# Task
Set down each line of the material that follows, exactly, with no pictures.

※ ※ ※

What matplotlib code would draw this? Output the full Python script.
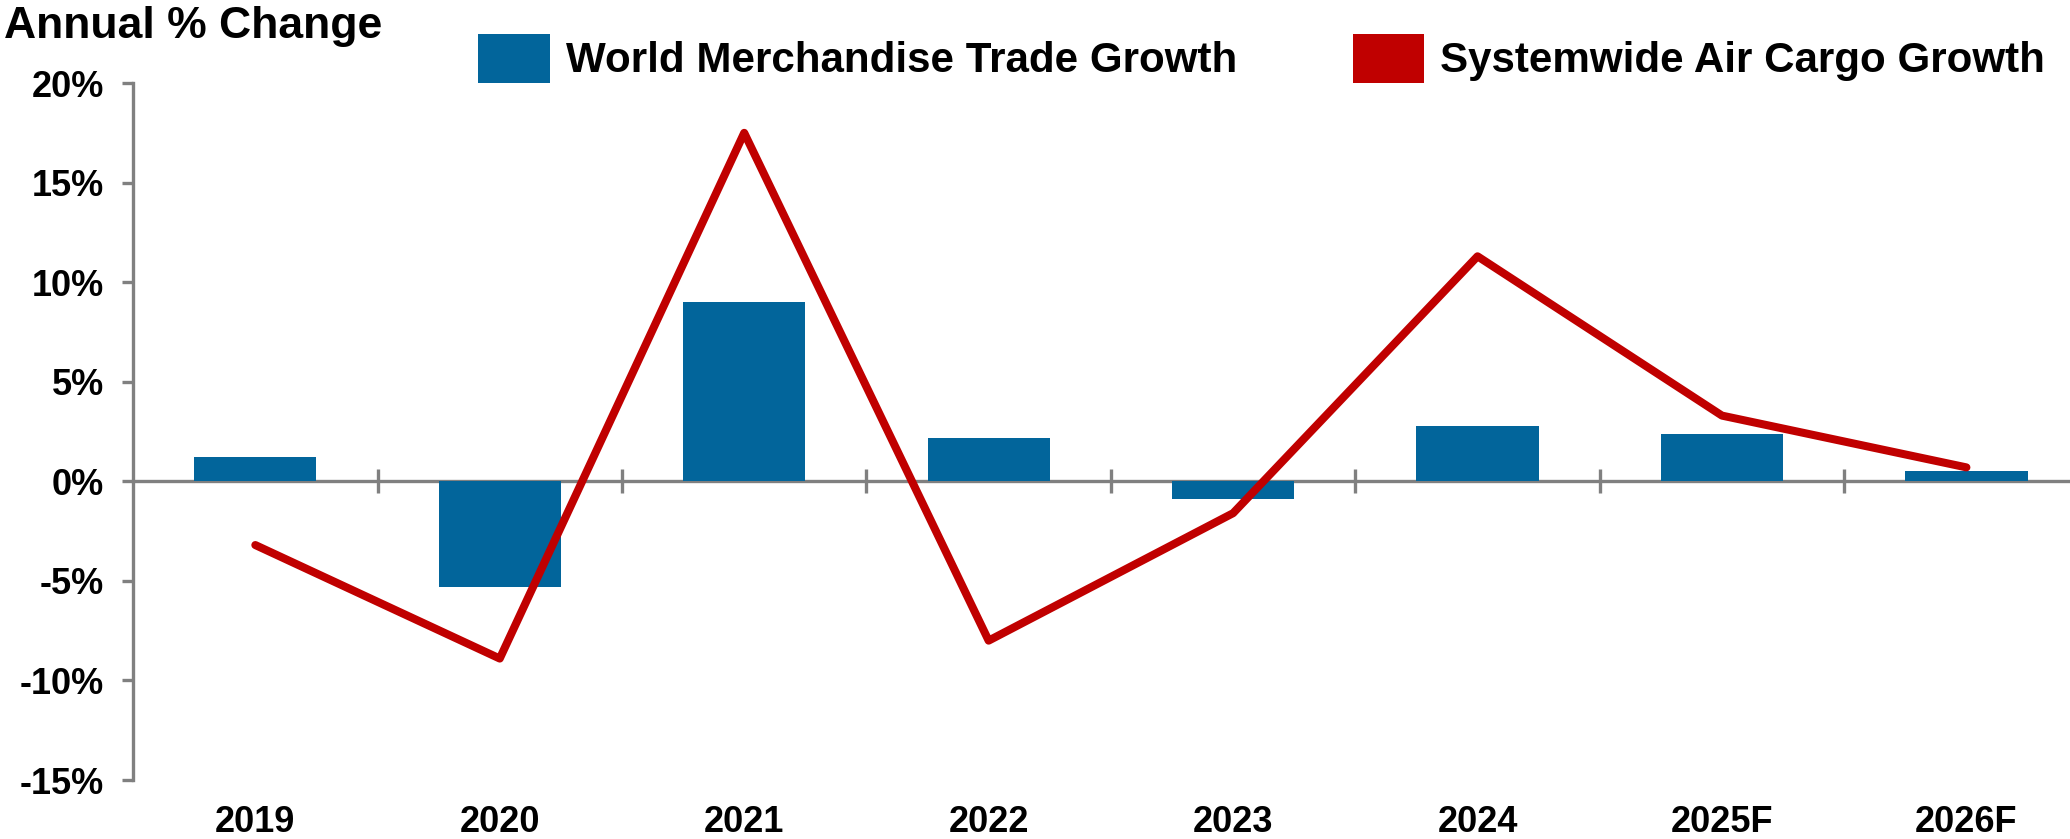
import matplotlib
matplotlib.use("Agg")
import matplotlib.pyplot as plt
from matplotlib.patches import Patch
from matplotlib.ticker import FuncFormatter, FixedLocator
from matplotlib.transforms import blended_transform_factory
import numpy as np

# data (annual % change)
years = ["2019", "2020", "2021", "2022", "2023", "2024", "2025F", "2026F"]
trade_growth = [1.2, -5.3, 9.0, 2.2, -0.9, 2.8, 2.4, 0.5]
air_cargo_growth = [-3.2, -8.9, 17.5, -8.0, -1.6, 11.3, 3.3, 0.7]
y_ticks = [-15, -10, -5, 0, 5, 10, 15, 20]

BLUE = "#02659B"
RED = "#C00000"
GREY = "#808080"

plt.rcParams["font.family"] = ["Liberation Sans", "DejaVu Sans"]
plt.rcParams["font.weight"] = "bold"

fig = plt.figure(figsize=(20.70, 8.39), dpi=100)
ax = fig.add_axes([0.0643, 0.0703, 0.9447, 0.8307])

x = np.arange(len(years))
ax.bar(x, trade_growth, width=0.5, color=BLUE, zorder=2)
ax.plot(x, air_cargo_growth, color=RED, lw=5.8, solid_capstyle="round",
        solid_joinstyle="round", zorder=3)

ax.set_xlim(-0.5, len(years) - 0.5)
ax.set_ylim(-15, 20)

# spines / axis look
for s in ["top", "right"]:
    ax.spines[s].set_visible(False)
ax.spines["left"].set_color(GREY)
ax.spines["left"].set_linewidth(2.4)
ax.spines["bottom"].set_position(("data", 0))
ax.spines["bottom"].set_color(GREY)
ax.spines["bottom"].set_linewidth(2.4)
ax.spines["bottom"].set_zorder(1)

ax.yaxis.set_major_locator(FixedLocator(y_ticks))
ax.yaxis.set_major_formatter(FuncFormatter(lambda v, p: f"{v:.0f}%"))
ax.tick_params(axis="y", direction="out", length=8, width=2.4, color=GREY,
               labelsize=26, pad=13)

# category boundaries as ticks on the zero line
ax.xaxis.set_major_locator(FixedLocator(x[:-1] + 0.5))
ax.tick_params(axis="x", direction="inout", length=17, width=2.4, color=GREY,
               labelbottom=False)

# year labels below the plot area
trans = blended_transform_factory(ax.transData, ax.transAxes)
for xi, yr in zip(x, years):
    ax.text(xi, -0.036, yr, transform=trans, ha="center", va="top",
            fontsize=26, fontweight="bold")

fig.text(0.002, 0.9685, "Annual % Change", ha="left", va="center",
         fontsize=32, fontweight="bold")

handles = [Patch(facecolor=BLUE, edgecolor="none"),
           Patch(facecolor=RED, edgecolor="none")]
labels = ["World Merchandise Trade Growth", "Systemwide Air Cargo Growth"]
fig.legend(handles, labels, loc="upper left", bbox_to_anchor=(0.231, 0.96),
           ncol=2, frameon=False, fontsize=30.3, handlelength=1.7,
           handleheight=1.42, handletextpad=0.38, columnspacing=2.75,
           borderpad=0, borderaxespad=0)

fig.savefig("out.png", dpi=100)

※ ※ ※

# Answer to this problem
What matplotlib code would draw this? Output the full Python script.
import matplotlib
matplotlib.use("Agg")
import matplotlib.pyplot as plt
from matplotlib.patches import Patch
from matplotlib.ticker import FuncFormatter, FixedLocator
from matplotlib.transforms import blended_transform_factory
import numpy as np

# data (annual % change)
years = ["2019", "2020", "2021", "2022", "2023", "2024", "2025F", "2026F"]
trade_growth = [1.2, -5.3, 9.0, 2.2, -0.9, 2.8, 2.4, 0.5]
air_cargo_growth = [-3.2, -8.9, 17.5, -8.0, -1.6, 11.3, 3.3, 0.7]
y_ticks = [-15, -10, -5, 0, 5, 10, 15, 20]

BLUE = "#02659B"
RED = "#C00000"
GREY = "#808080"

plt.rcParams["font.family"] = ["Liberation Sans", "DejaVu Sans"]
plt.rcParams["font.weight"] = "bold"

fig = plt.figure(figsize=(20.70, 8.39), dpi=100)
ax = fig.add_axes([0.0643, 0.0703, 0.9447, 0.8307])

x = np.arange(len(years))
ax.bar(x, trade_growth, width=0.5, color=BLUE, zorder=2)
ax.plot(x, air_cargo_growth, color=RED, lw=5.8, solid_capstyle="round",
        solid_joinstyle="round", zorder=3)

ax.set_xlim(-0.5, len(years) - 0.5)
ax.set_ylim(-15, 20)

# spines / axis look
for s in ["top", "right"]:
    ax.spines[s].set_visible(False)
ax.spines["left"].set_color(GREY)
ax.spines["left"].set_linewidth(2.4)
ax.spines["bottom"].set_position(("data", 0))
ax.spines["bottom"].set_color(GREY)
ax.spines["bottom"].set_linewidth(2.4)
ax.spines["bottom"].set_zorder(1)

ax.yaxis.set_major_locator(FixedLocator(y_ticks))
ax.yaxis.set_major_formatter(FuncFormatter(lambda v, p: f"{v:.0f}%"))
ax.tick_params(axis="y", direction="out", length=8, width=2.4, color=GREY,
               labelsize=26, pad=13)

# category boundaries as ticks on the zero line
ax.xaxis.set_major_locator(FixedLocator(x[:-1] + 0.5))
ax.tick_params(axis="x", direction="inout", length=17, width=2.4, color=GREY,
               labelbottom=False)

# year labels below the plot area
trans = blended_transform_factory(ax.transData, ax.transAxes)
for xi, yr in zip(x, years):
    ax.text(xi, -0.036, yr, transform=trans, ha="center", va="top",
            fontsize=26, fontweight="bold")

fig.text(0.002, 0.9685, "Annual % Change", ha="left", va="center",
         fontsize=32, fontweight="bold")

handles = [Patch(facecolor=BLUE, edgecolor="none"),
           Patch(facecolor=RED, edgecolor="none")]
labels = ["World Merchandise Trade Growth", "Systemwide Air Cargo Growth"]
fig.legend(handles, labels, loc="upper left", bbox_to_anchor=(0.231, 0.96),
           ncol=2, frameon=False, fontsize=30.3, handlelength=1.7,
           handleheight=1.42, handletextpad=0.38, columnspacing=2.75,
           borderpad=0, borderaxespad=0)

fig.savefig("out.png", dpi=100)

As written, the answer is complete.